Given those two classes:

from django.db import models

class Bar(models.Model):
    name = models.CharField(max_length=100)

class Foo(models.Model):
    name = models.CharField(max_length=100)
    bar = models.ForeignKey(Bar, on_delete=models.SET_NULL)

When doing Bar.objects.filter().delete() I would have thought that the SQL sent to the database would be DELETE FROM myapp_bar.
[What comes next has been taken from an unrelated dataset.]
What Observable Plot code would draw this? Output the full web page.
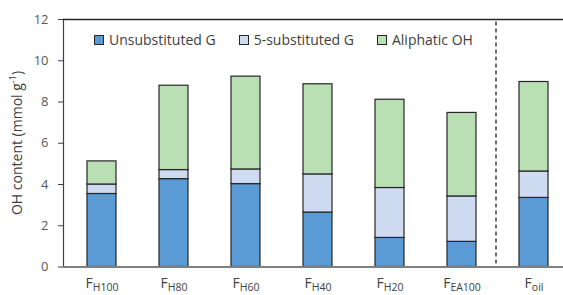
<!DOCTYPE html>
<html>
<head>
<meta charset="utf-8">
<script src="https://cdn.jsdelivr.net/npm/d3@7"></script>
<script src="https://cdn.jsdelivr.net/npm/@observablehq/plot@0.6"></script>
<style>
  body { margin: 0; background: #fff; }
  #wrap { position: relative; width: 563px; height: 295px; font-family: "Open Sans", Lato, sans-serif; }
  #legend { position: absolute; top: 30px; left: 94px; display: flex; font-size: 14px; color: #404040; white-space: nowrap; }
  #legend .item { display: flex; align-items: center; }
  #legend .sw { width: 8px; height: 8px; border: 1px solid #262626; margin-right: 5px; }
</style>
</head>
<body>
<div id="wrap"></div>
<script>
// Data
const categories = ["H100", "H80", "H60", "H40", "H20", "EA100", "oil"];
const seriesNames = ["Unsubstituted G", "5-substituted G", "Aliphatic OH"];
const unsubstitutedG = [3.54, 4.26, 4.02, 2.64, 1.41, 1.22, 3.35];
const fiveSubstitutedG = [0.46, 0.44, 0.71, 1.85, 2.42, 2.20, 1.28];
const aliphaticOH = [1.12, 4.09, 4.50, 4.37, 4.28, 4.05, 4.34];
const yTicks = [0, 2, 4, 6, 8, 10, 12];
const colors = ["#5b9bd5", "#cfdbf0", "#badfb5"];
const yLabelMain = "OH content (mmol g";
const yLabelSup = "-1";

const seriesValues = [unsubstitutedG, fiveSubstitutedG, aliphaticOH];
const rows = [];
seriesNames.forEach((s, si) => {
  categories.forEach((c, ci) => rows.push({cat: c, series: s, value: seriesValues[si][ci]}));
});

const FONT = "'Open Sans', Lato, sans-serif";

const plot = Plot.plot({
  width: 563,
  height: 295,
  marginLeft: 63,
  marginRight: -9,
  marginTop: 19,
  marginBottom: 28.5,
  style: {fontFamily: FONT, fontSize: "13px", color: "#595959", background: "transparent"},
  x: {domain: categories, paddingInner: 0.6, paddingOuter: 0.3, label: null},
  y: {domain: [0, 12], label: null},
  color: {domain: seriesNames, range: colors},
  marks: [
    Plot.barY(rows, {x: "cat", y: "value", fill: "series", stroke: "#262626", strokeWidth: 1.2}),
    Plot.ruleX(["EA100"], {dx: 34, y1: 0.15, y2: 12, stroke: "#404040", strokeWidth: 1.5, strokeDasharray: "4,3"}),
    Plot.frame({anchor: "left", stroke: "#404040", strokeWidth: 1.2}),
    Plot.frame({anchor: "top", stroke: "#262626", strokeWidth: 1.5}),
    Plot.ruleY([0], {stroke: "#7f7f7f", strokeWidth: 2}),
    Plot.axisY({ticks: yTicks, tickSize: 5, tickPadding: 10, tickFormat: d => d, label: null, fontSize: 13, stroke: "#404040"}),
    Plot.axisX({tickSize: 0, tickPadding: 11, label: null, fontSize: 14, fill: "#404040"})
  ]
});

document.getElementById("wrap").appendChild(plot);

// Rebuild x tick labels as F with subscript
d3.select(plot).selectAll('[aria-label="x-axis tick label"] text').each(function(d) {
  const t = d3.select(this);
  const label = typeof d === "string" ? d : t.text();
  t.text(null);
  t.append("tspan").text("F");
  t.append("tspan").attr("font-size", 10.5).attr("dy", "3.5").text(label);
});

// Y axis label with superscript
const yl = d3.select(plot).append("text")
  .attr("transform", "translate(22,143) rotate(-90)")
  .attr("text-anchor", "middle")
  .attr("fill", "#404040")
  .attr("font-size", 14)
  .attr("font-family", FONT);
yl.append("tspan").text(yLabelMain);
yl.append("tspan").attr("font-size", 9).attr("dy", "-6").text(yLabelSup);
yl.append("tspan").attr("dy", "6").text(")");

// Legend
const legend = d3.select("#wrap").append("div").attr("id", "legend");
seriesNames.forEach((s, i) => {
  const it = legend.append("div").attr("class", "item").style("margin-right", "23px");
  it.append("div").attr("class", "sw").style("background", colors[i]);
  it.append("span").text(s);
});
</script>
</body>
</html>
But in reality the SQL generated is:

SELECT "myapp_bar"."id",
       "myapp_bar"."name"
  FROM "myapp_bar"

UPDATE "myapp_foo"
   SET "bar_id" = NULL
 WHERE "myapp_foo"."bar_id" IN (60194, 60195, 60196, 60197, ...)

DELETE
  FROM "myapp_bar"
 WHERE "myapp_bar"."id" IN (60194, 60195, 60196, 60197, ...)

The issue

The first statement is telling us that Django is loading all objects matching the queryset in memory. If you are deleting a lot of objects, the memory usage will increase drastically and might even lead to an OOM issue (Out Of Memory). I have been bitten by this issue recently while trying to delete tens of millions of objects.

Why

So why are we loading everything in memory? The official documentation states that: "on_delete doesn’t create an SQL constraint in the database. Support for database-level cascade options may be implemented later."

Indeed, there is a ticket opened for that since 11 years. So until this is corrected, be careful about the size of queryset you want to delete.

When should I worry ?

This issue does not apply every time we are calling .delete()on a queryset. It happens only when those conditions are met:

  • another model is referencing the one where we want to delete objects using ForeignKey or OneToOneField
  • the attribute on_delete should be set on the foreign key
  • the number of objects we want to delete is big